Noble Atkins

Profile
- Position: Center

Personal information
- Born: September 10, 1906 Borger, Texas, U.S.
- Died: January 22, 1985 (aged 78) Dallas, Texas

Career information
- College: TCU (1929–1930)

Awards and highlights
- Football Third-team All-American (1930); 2× First-team All-SWC (1929, 1930); All-Southern (1929); Basketball SWC championship (1931);

= Noble Atkins =

American football and basketball player

Noble James Atkins (September 10, 1906 - January 22, 1985) was a college football, basketball, and baseball player. He was a prominent center for the TCU Horned Frogs football team of Texas Christian. Atkins was selected All-Southern in 1929 by football fans of the south through Central Press newspapers.
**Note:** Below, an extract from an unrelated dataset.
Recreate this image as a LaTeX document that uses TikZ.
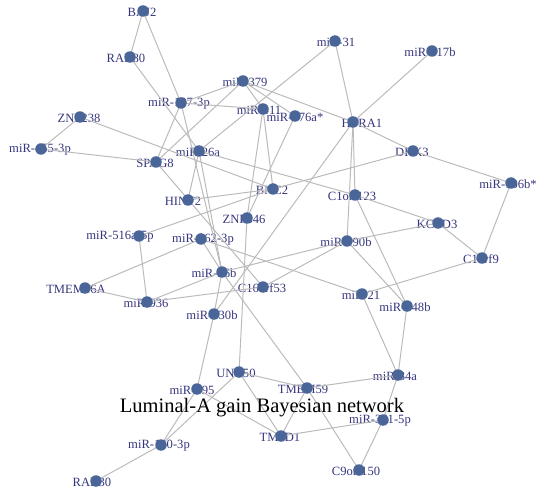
\documentclass[tikz,border=0pt]{standalone}
\usepackage{fontspec}
\setmainfont{Liberation Serif}
\definecolor{dotc}{HTML}{4A6698}
\definecolor{labc}{HTML}{35357E}
\definecolor{edgec}{HTML}{BBBBBB}
\tikzset{
  gdot/.style={circle,fill=dotc,minimum size=11.5pt,inner sep=0pt},
  glab/.style={text=labc,font=\fontsize{12.6}{13}\selectfont,inner sep=0pt},
  gedge/.style={draw=edgec,line width=1pt}
}
\newcommand{\gn}[5]{% name, x, y, label, label dx
  \node[glab] (#1-l) at (#2+#5,#3+1) {#4};
  \coordinate (#1) at (#2,#3);}
\begin{document}
\begin{tikzpicture}[x=1pt,y=-1pt]
\useasboundingbox (0,0) rectangle (536,492);
% nodes
\gn{baj}{143}{11}{BAJ2}{-1}
\gn{rabe}{130}{57}{RAB80}{-4}
\gn{m379}{243}{81}{miR-379}{2}
\gn{m127}{181}{103}{miR-127-3p}{-2}
\gn{m411}{263}{109}{miR-411}{-4}
\gn{m376}{295}{116}{miR-376a*}{0}
\gn{m31}{335}{41}{miR-31}{1}
\gn{m517}{432}{51}{miR-517b}{-2}
\gn{htra}{353}{122}{HTRA1}{9}
\gn{znf238}{80}{117}{ZNF238}{-1}
\gn{m455}{41}{149}{miR-455-3p}{-1}
\gn{spag}{156}{162}{SPAG8}{-1}
\gn{m26a}{199}{151}{miR-26a}{-1}
\gn{dkk}{413}{151}{DKK3}{-1}
\gn{m106}{511}{183}{miR-106b*}{-3}
\gn{bnc}{273}{189}{BNC2}{-1}
\gn{hint}{188}{200}{HINT2}{-5}
\gn{c1o123}{355}{195}{C1orf123}{-3}
\gn{znf646}{247}{218}{ZNF646}{-3}
\gn{kctd}{438}{223}{KCTD3}{-1}
\gn{m516}{139}{236}{miR-516a-5p}{-19}
\gn{m362}{201}{239}{miR-362-3p}{2}
\gn{m190}{347}{241}{miR-190b}{-1}
\gn{c1o9}{482}{258}{C1orf9}{-1}
\gn{m26b}{222}{272}{miR-26b}{-8}
\gn{tmem16}{85}{288}{TMEM16A}{-9}
\gn{c16}{263}{287}{C16orf53}{-1}
\gn{m21}{362}{294}{miR-21}{-1}
\gn{m936}{147}{302}{miR-936}{-1}
\gn{m148}{407}{306}{miR-148b}{-2}
\gn{m130}{214}{314}{miR-130b}{-2}
\gn{unc}{239}{372}{UNC50}{-3}
\gn{m34}{398}{375}{miR-34a}{-3}
\gn{tmem59}{307}{388}{TMEM59}{-4}
\gn{m195}{197}{389}{miR-195}{-5}
\gn{m361}{383}{420}{miR-361-5p}{-3}
\gn{tm2d}{281}{436}{TM2D1}{-1}
\gn{m140}{161}{445}{miR-140-3p}{-2}
\gn{c9o}{359}{470}{C9orf150}{-3}
\gn{rabt}{96}{481}{RAB30}{-4}
% edges
\foreach \a/\b in {baj/rabe,baj/m127,rabe/m26a,m379/m127,m379/spag,m379/m411,m379/m376,m379/htra,
  m127/m411,m127/spag,m127/m26b,znf238/m455,m455/spag,znf238/bnc,m26a/c1o123,
  m31/htra,m31/m26a,m517/htra,htra/dkk,dkk/m106,htra/c1o123,htra/m190,htra/m130,dkk/bnc,
  m411/bnc,m411/znf646,m376/znf646,bnc/hint,bnc/m516,znf646/unc,c1o123/kctd,c1o123/m148,
  kctd/m190,kctd/c1o9,m106/c1o9,c1o9/m21,m190/m148,m190/c16,m190/m26b,m362/m21,
  m21/m34,m148/m34,m34/tmem59,m34/m361,m361/tm2d,m361/c9o,m362/m26b,m26b/tmem59,tmem59/c9o,
  unc/tmem59,unc/tm2d,unc/m140,m195/m140,m195/tm2d,tmem59/tm2d,m140/rabt,m130/m195,m26b/m130,
  m516/m936,tmem16/m936,tmem16/m362,m936/m26b,m936/c16,spag/c16,m26a/m26b,m26a/hint}
  \draw[gedge] (\a) -- (\b);
% dots over labels
\foreach \n in {baj,rabe,m379,m127,m411,m376,m31,m517,htra,znf238,m455,spag,m26a,dkk,m106,bnc,hint,
  c1o123,znf646,kctd,m516,m362,m190,c1o9,m26b,tmem16,c16,m21,m936,m148,m130,unc,m34,tmem59,m195,
  m361,tm2d,m140,c9o,rabt}
  \node[gdot] (\n-d) at (\n) {};
\node[font=\fontsize{20.5}{22}\selectfont,anchor=base] (title) at (262,412) {Luminal-A gain Bayesian network};
\end{tikzpicture}
\end{document}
He weighed some 215 pounds during the football season, and managed 187 while playing basketball. He weighed around 200 when he played baseball. He was a guard on the basketball team, winning the Southwestern Conference under coach Francis Schmidt in 1931, the Frogs' first league title in men's basketball. Some sources called him the greatest athlete in the Southwest.

He signed with the Green Bay Packers in 1933, along with TCU teammate Lon Evans. He took a coaching job in Texas instead of playing for the Packers.